Rawalpindi has been trying hard to convince the United States to eliminate any Indian role in Afghanistan. Even though not fully convinced, previous American administrations were not entirely unsympathetic to Pakistan’s paranoia about India. In the last few years, the United States began to appreciate India’s positive contribution in Afghan reconstruction and stabilization efforts. Khalilzad’s predecessor, Richard Olson, had disagreed with Pakistan’s concerns that India was using its presence in Afghanistan to stir trouble in Balochistan. During an interaction in June 2016 at a Washington-based think tank, the Atlantic Council, Olson said that “India has been a supportive partner for Afghanistan.
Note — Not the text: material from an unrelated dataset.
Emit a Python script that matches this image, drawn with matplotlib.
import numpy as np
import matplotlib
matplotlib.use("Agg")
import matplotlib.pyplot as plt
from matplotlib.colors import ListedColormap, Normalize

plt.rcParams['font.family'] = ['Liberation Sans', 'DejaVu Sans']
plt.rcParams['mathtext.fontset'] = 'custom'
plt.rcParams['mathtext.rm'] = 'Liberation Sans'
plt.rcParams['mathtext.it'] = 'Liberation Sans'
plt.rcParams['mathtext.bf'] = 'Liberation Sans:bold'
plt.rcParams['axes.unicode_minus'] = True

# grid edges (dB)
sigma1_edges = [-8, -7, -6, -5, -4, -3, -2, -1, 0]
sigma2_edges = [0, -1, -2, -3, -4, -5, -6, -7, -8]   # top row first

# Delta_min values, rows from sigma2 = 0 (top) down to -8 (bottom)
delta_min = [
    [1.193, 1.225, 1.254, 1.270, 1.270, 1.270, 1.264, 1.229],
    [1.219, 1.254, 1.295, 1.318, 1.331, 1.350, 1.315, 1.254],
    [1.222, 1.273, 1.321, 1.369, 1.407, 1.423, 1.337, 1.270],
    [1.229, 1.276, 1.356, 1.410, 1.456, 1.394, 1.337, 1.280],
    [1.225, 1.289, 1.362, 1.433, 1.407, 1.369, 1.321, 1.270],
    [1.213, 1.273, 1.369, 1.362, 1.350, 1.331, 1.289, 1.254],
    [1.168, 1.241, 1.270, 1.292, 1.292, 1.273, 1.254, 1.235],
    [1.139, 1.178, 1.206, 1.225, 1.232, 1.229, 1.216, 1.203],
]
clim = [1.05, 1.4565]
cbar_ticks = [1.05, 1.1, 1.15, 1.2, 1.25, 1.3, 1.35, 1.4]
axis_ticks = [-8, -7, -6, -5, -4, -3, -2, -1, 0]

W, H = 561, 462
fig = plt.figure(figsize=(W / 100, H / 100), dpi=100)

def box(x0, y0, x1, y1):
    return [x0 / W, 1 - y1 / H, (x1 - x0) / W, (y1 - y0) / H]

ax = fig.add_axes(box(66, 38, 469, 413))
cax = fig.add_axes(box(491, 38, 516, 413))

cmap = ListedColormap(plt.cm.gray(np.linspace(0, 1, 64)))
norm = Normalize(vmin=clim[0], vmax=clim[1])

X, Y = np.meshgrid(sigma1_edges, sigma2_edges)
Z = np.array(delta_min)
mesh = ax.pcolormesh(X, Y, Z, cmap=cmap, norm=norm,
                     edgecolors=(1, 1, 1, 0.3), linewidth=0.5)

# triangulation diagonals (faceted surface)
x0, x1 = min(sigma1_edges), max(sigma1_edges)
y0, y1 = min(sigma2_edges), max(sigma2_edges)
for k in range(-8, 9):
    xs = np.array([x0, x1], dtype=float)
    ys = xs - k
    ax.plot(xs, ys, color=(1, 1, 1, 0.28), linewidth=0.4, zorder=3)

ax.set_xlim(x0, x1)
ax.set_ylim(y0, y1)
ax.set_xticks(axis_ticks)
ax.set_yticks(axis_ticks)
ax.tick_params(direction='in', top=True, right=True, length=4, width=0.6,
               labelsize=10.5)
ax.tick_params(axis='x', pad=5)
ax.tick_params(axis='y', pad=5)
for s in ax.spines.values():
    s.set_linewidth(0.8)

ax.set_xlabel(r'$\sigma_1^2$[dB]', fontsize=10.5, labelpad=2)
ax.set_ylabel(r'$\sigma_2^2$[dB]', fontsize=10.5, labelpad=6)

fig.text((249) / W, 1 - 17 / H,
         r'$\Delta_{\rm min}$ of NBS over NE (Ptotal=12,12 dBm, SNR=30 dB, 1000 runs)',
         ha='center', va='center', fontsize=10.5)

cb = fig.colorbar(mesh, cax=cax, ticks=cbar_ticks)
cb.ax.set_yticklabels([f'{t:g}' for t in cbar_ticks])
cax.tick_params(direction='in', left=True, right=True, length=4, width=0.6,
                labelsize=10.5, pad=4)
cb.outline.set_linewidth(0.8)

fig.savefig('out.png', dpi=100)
It has provided a limited amount but important military assistance… I sometimes feel that the degree of Indian influence on Afghanistan may be overestimated in Pakistan.”

The Trump administration has openly praised India’s role in Afghanistan. Even during discussions regarding the impact of American sanctions on projects such as the Chabahar port, the U.S. Principal Deputy Assistant Secretary for the Bureau of South and Central Asia Region, Alice Wells, did not forget to mention India’s positive role in Afghanistan: “We very much appreciate what India has done to provide both assistance to Afghanistan, including through using Chabahar Port for the delivery of wheat. We also very much appreciate what India has done to allow Afghanistan to diversify its trade relationships, and again Chabahar has played a role there.”
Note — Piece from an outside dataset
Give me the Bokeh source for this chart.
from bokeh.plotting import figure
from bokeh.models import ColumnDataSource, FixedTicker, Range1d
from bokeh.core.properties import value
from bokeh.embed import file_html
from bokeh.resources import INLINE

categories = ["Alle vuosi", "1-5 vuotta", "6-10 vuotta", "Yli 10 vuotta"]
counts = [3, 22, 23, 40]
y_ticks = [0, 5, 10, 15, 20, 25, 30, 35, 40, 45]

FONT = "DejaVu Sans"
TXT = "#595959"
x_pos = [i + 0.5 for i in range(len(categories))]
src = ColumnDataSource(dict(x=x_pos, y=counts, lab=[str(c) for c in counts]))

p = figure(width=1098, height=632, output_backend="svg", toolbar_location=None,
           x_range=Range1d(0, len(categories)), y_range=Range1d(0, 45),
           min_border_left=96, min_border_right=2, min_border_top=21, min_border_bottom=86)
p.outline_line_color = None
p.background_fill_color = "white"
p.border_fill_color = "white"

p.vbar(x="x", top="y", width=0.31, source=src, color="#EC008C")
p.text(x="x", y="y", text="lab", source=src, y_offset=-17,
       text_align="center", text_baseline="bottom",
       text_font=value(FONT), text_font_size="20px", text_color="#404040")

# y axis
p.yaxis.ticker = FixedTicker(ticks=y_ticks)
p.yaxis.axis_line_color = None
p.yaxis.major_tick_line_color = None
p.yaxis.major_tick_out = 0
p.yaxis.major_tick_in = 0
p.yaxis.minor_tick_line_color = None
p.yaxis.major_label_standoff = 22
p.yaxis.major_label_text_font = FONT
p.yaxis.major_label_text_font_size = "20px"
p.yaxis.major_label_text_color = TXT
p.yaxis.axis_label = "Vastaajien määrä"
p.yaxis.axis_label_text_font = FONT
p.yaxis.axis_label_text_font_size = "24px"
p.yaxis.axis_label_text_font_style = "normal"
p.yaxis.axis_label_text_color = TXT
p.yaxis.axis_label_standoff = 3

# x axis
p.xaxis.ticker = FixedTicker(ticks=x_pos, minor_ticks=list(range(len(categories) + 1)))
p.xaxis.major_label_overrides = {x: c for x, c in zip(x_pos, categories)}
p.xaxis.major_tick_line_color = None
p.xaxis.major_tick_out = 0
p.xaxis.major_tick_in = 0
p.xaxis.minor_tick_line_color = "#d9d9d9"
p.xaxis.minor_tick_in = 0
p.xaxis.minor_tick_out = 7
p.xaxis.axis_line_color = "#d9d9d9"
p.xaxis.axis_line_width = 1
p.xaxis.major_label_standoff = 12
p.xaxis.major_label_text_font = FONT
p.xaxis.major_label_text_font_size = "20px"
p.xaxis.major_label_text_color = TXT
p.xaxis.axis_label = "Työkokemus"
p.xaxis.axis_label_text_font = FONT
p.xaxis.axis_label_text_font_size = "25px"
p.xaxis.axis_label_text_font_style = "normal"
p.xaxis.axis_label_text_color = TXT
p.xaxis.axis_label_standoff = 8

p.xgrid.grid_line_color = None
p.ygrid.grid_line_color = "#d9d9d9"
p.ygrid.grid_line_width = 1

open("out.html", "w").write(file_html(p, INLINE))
It will be impossible for Khalilzad to deal with Pakistan’s contrived paranoia. Pakistan is desperate to keep India completely out of any say in the reconciliation process. And it might not be possible for India to convincingly argue for a formal place in such a process. But New Delhi’s engagement with Khalilzad and his team regarding the Afghan reconciliation should remain a substantive one. Khalilzad is not unaware that Rawalpindi’s feigned anxieties about India’s strong ties with Afghanistan are nothing but a smokescreen for Pakistan’s ideological fixation with India. An overwhelming majority of Afghans understand the importance of their country’s more active engagement with India so that Pakistan’s Machiavellian manipulators cannot arm-twist their political leadership.

It is Khalilzad’s responsibility to ensure that the one-sided train from Washington carrying monetary incentives and political appeasement for Pakistan’s military establishment which has just come to a halt should not restart. It can be hoped that Khalilzad will bear this in mind while confronting the complaints from generals in Rawalpindi and mandarins in Pakistan’s foreign office about India’s role in Afghanistan. New Delhi’s major concern that Afghanistan does not become a base for Pakistan-based terrorist groups must be reflected in any negotiated settlement.

The Trump Administration is reportedly reviewing its Afghanistan policy and it had led some to argue that Pakistan would be able to assert its primacy once again after being relegated as the source of regional instability in the first policy statement. But the appointment of Khalilzad and his subsequent moves have underlined that the shift in American approach might be more fundamental than earlier assumed. Washington has to make some tough choices going forward but that may not mean going easy on Pakistan.